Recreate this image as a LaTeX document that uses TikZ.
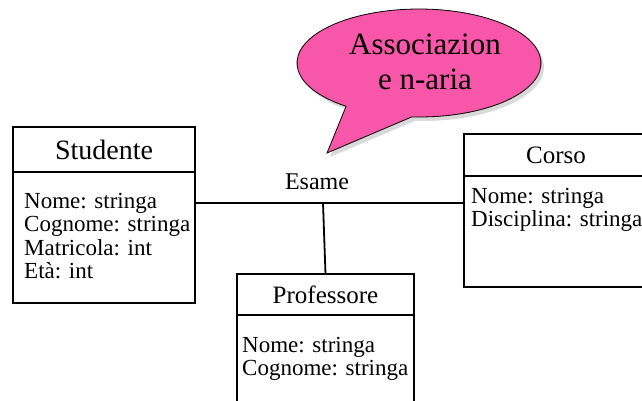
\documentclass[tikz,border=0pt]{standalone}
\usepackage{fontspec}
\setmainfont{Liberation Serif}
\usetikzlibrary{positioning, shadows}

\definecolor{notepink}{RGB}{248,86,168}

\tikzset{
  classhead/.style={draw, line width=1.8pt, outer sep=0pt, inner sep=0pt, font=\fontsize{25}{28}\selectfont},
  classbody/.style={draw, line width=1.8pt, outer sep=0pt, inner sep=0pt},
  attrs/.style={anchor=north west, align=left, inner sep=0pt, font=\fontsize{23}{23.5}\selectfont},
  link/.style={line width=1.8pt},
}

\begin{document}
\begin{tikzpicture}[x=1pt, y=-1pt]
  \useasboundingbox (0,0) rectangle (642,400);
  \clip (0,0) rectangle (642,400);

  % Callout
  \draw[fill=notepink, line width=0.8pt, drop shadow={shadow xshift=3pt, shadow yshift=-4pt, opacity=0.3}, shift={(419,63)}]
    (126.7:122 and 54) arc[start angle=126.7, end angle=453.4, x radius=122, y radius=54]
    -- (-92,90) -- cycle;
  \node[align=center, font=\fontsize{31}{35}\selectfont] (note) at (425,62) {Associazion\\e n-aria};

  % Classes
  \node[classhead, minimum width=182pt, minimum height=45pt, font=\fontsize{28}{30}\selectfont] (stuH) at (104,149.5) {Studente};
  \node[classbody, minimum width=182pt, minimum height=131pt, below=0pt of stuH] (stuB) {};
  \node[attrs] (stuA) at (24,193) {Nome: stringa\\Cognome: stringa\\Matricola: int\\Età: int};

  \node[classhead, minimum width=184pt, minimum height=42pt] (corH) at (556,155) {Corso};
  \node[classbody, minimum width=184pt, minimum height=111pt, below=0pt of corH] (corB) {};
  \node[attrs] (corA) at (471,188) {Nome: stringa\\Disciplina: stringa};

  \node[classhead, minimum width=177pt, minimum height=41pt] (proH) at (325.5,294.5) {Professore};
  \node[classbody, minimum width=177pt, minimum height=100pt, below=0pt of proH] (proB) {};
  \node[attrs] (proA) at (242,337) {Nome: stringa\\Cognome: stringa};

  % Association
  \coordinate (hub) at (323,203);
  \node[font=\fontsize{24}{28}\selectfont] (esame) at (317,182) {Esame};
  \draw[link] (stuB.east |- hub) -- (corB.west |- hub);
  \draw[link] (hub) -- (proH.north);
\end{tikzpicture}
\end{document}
-=-=-=-=-
What this task involves |
Pictures in the data above should not be copied; transcribe everything else exactly.

Finished task |
Recreate this image as a LaTeX document that uses TikZ.
\documentclass[tikz,border=0pt]{standalone}
\usepackage{fontspec}
\setmainfont{Liberation Serif}
\usetikzlibrary{positioning, shadows}

\definecolor{notepink}{RGB}{248,86,168}

\tikzset{
  classhead/.style={draw, line width=1.8pt, outer sep=0pt, inner sep=0pt, font=\fontsize{25}{28}\selectfont},
  classbody/.style={draw, line width=1.8pt, outer sep=0pt, inner sep=0pt},
  attrs/.style={anchor=north west, align=left, inner sep=0pt, font=\fontsize{23}{23.5}\selectfont},
  link/.style={line width=1.8pt},
}

\begin{document}
\begin{tikzpicture}[x=1pt, y=-1pt]
  \useasboundingbox (0,0) rectangle (642,400);
  \clip (0,0) rectangle (642,400);

  % Callout
  \draw[fill=notepink, line width=0.8pt, drop shadow={shadow xshift=3pt, shadow yshift=-4pt, opacity=0.3}, shift={(419,63)}]
    (126.7:122 and 54) arc[start angle=126.7, end angle=453.4, x radius=122, y radius=54]
    -- (-92,90) -- cycle;
  \node[align=center, font=\fontsize{31}{35}\selectfont] (note) at (425,62) {Associazion\\e n-aria};

  % Classes
  \node[classhead, minimum width=182pt, minimum height=45pt, font=\fontsize{28}{30}\selectfont] (stuH) at (104,149.5) {Studente};
  \node[classbody, minimum width=182pt, minimum height=131pt, below=0pt of stuH] (stuB) {};
  \node[attrs] (stuA) at (24,193) {Nome: stringa\\Cognome: stringa\\Matricola: int\\Età: int};

  \node[classhead, minimum width=184pt, minimum height=42pt] (corH) at (556,155) {Corso};
  \node[classbody, minimum width=184pt, minimum height=111pt, below=0pt of corH] (corB) {};
  \node[attrs] (corA) at (471,188) {Nome: stringa\\Disciplina: stringa};

  \node[classhead, minimum width=177pt, minimum height=41pt] (proH) at (325.5,294.5) {Professore};
  \node[classbody, minimum width=177pt, minimum height=100pt, below=0pt of proH] (proB) {};
  \node[attrs] (proA) at (242,337) {Nome: stringa\\Cognome: stringa};

  % Association
  \coordinate (hub) at (323,203);
  \node[font=\fontsize{24}{28}\selectfont] (esame) at (317,182) {Esame};
  \draw[link] (stuB.east |- hub) -- (corB.west |- hub);
  \draw[link] (hub) -- (proH.north);
\end{tikzpicture}
\end{document}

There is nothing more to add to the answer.